Wie geht man nun bei einer Gefährdungsanalyse vor? In der Praxis hat sich ein fünfphasiges Modell bewährt, das wir im folgenden grafisch im Ablauf zeigen und inhaltlich kurz beschreiben:

 

Phase 1: Vorbereitung

  • Festlegung der Verantwortlichkeiten und Ansprechpartner auf Seiten des Auftraggebers und des Auftragnehmers
  • Festlegung der technischen Rahmenbedingungen für die Durchführung des Tests (Kommunikationswege, Zugriffswege, etc.)
  • Festlegung der organisatorischen Rahmenbedingungen (z.B. zeitlicher Ablauf)
  • Abschluss der „Permission to Attack“ zwischen dem Tester und dem Handlungsbevollmächtigten

 

Phase 2: Informationsbeschaffung

  • Test der Zugriffswege, Sammlung von Informationen über das Zielsystem
  • Detaillierter Überblick über das Zielsystem und die möglichen Angriffswege

 

Phase 3: Bewertung und Risikoanalyse

  • Analyse und Bewertung der Informationen
  • Planung der Vorgehensweise, ggf.
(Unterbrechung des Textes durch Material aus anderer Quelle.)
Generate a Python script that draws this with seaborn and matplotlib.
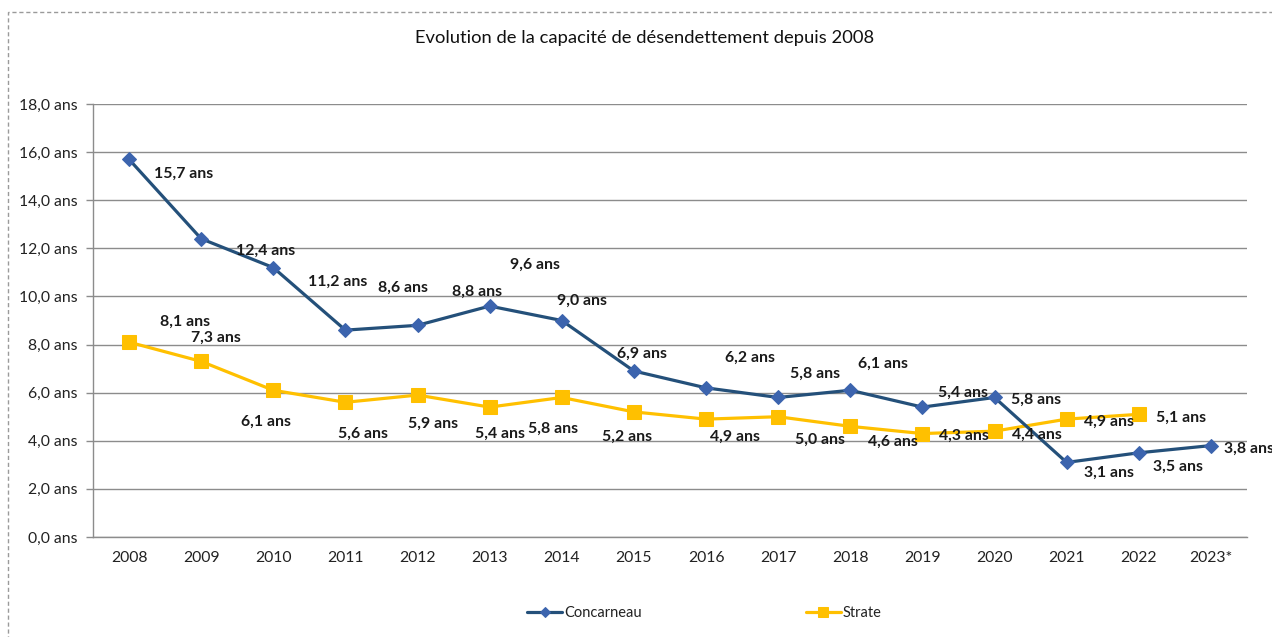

Schwerpunkte, Prioritäten festlegen

 

Phase 4: Aktiver Angriff

  • Es erfolgt ein passiver Angriff (Schwachstellenanalyse). Dieser beinhaltet die Ortung, Bewertung und Dokumentation von Schwachstellen, sowie der Vorschlag von Maßnahmen zur Behebung der Schwachstellen. Dieser ist in den meisten Fällen nicht schädigend.

 

Die Bewertung von Schwachstellen hinsichtlich Auswirkung, Aufwand zur Ausnutzung, Gefährdungsgrad, Bekanntheitsgrad erfolgt auf Basis von internationalen Standards und Informationen von Softwareherstellern (z.B. Common Vulnerabilty Scoring System - CVSS; Common Weakness System - CWE).

Unter Abwägung von Risiken kann auch ein aggressiver Angriff unter Ausnutzung von Schwachstellen erfolgen. Nach dem Motto „das Gras wächst immer nach“ werden laufend neue Schwachstellen entdeckt bzw. „alte“ wieder aktiv. Einerseits durch Veränderung von bestehenden Strukturen, Implementierung von neuen Funktionen oder Anwendungen im Unternehmen. Anderseits werden laufen Schwachstellen in bestehenden Komponenten (z.B. Router, Firewalls, Office-Produkten) gefunden und veröffentlicht. Aus diesem Grund empfiehlt sich die regelmäßige Wiederholung von Gefährdungsanalysen.

Regelmäßige Gefährdungsanalysen werden auch von sog. Cyber-Crime-Versicherungen gefordert, um die Bemessungsgrundlage der Versicherungsprämien festzulegen. Auch sind Gefährdungsanalysen essentiell bei der Bewertung von Informationssicherheit im Rahmen von Maßnahmen der Internen Revision.